Fall «Carlos»: Dieses Urteil ist eine Verzweiflungstat
Es wäre krass gewesen, wenn das Bezirksgericht Dielsdorf den Serienstraftäter Brian K. alias Carlos tatsächlich verwahrt hätte. Diese Formulierung ist nicht etwa einem Jugendlichen entliehen, sondern dem Staatsanwalt, der eine ordentliche Verwahrung gefordert hatte.
In seinem Plädoyer sagte er, einen 24-Jährigen für unbestimmte Zeit wegzusperren, wäre krass, aber in diesem Fall nötig. Für den Staatsanwalt hat sich der Auftritt gelohnt. Er gilt nun als krasser Strafverfolger.
Das Gericht hat eine andere Rolle. Es hat auf einen krassen Fall keine krasse Antwort zu suchen, sondern eine juristisch gerechte. Die Suche war schwierig. Für diesen Extremfall bietet das Strafgesetzbuch kein Rezept.
An der Grenze des Ermessens – oder darüber hinaus?

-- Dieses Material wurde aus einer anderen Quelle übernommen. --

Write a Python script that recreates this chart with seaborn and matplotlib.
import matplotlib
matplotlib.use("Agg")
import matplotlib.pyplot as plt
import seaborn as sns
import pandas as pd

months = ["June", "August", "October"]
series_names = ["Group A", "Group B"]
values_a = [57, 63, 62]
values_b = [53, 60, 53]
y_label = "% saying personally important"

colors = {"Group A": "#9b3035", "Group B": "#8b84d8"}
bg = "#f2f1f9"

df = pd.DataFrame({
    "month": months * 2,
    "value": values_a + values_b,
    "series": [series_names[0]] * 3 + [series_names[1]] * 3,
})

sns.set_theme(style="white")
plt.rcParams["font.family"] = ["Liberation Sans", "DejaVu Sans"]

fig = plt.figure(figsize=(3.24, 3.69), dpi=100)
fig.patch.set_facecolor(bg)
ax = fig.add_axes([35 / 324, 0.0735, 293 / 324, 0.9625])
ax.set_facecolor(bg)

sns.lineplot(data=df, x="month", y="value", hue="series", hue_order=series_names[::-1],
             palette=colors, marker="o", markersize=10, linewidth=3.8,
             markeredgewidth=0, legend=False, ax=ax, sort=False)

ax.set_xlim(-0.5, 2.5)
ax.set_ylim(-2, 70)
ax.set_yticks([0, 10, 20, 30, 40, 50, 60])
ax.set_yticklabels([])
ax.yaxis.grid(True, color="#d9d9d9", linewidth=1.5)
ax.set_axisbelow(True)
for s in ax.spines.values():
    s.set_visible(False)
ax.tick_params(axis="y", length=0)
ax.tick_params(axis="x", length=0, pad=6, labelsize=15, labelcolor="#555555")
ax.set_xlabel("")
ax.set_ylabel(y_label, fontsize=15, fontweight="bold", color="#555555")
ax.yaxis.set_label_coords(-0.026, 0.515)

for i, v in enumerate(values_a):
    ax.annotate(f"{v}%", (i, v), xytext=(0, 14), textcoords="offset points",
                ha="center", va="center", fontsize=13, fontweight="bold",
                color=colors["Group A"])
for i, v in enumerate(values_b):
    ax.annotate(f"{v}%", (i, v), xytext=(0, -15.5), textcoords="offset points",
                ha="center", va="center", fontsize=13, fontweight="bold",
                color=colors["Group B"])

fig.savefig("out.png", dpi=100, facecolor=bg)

Die Richter sind nun an die äusserste Grenze ihres Ermessensspielraums gegangen und haben neben der Freiheitsstrafe eine «kleine Verwahrung» ausgesprochen. Das bedeutet, dass sich der Täter im Gefängnis einer Therapie unterziehen muss. Der renitente Thaiboxer will dies aber nicht, weshalb die Erfolgschancen verschwindend klein sind. Unter diesen Umständen ist die Massnahme vom Gesetz eigentlich nicht vorgesehen.
Dass das Gericht die Massnahme dennoch verfügt hat, ist eine Verzweiflungstat. Es will alles Mögliche – und vielleicht ein bisschen mehr – versuchen, um das Sorgenkind auf den richtigen Weg zu bringen.
Gleichzeitig lässt es mit der kleinen Verwahrung eine Hintertüre offen. Falls sie scheitert, was anzunehmen ist, kann sie von den Behörden in eine ordentliche Verwahrung umgewandelt werden. Das Urteil ist somit krasser, als es auf den ersten Blick erscheint.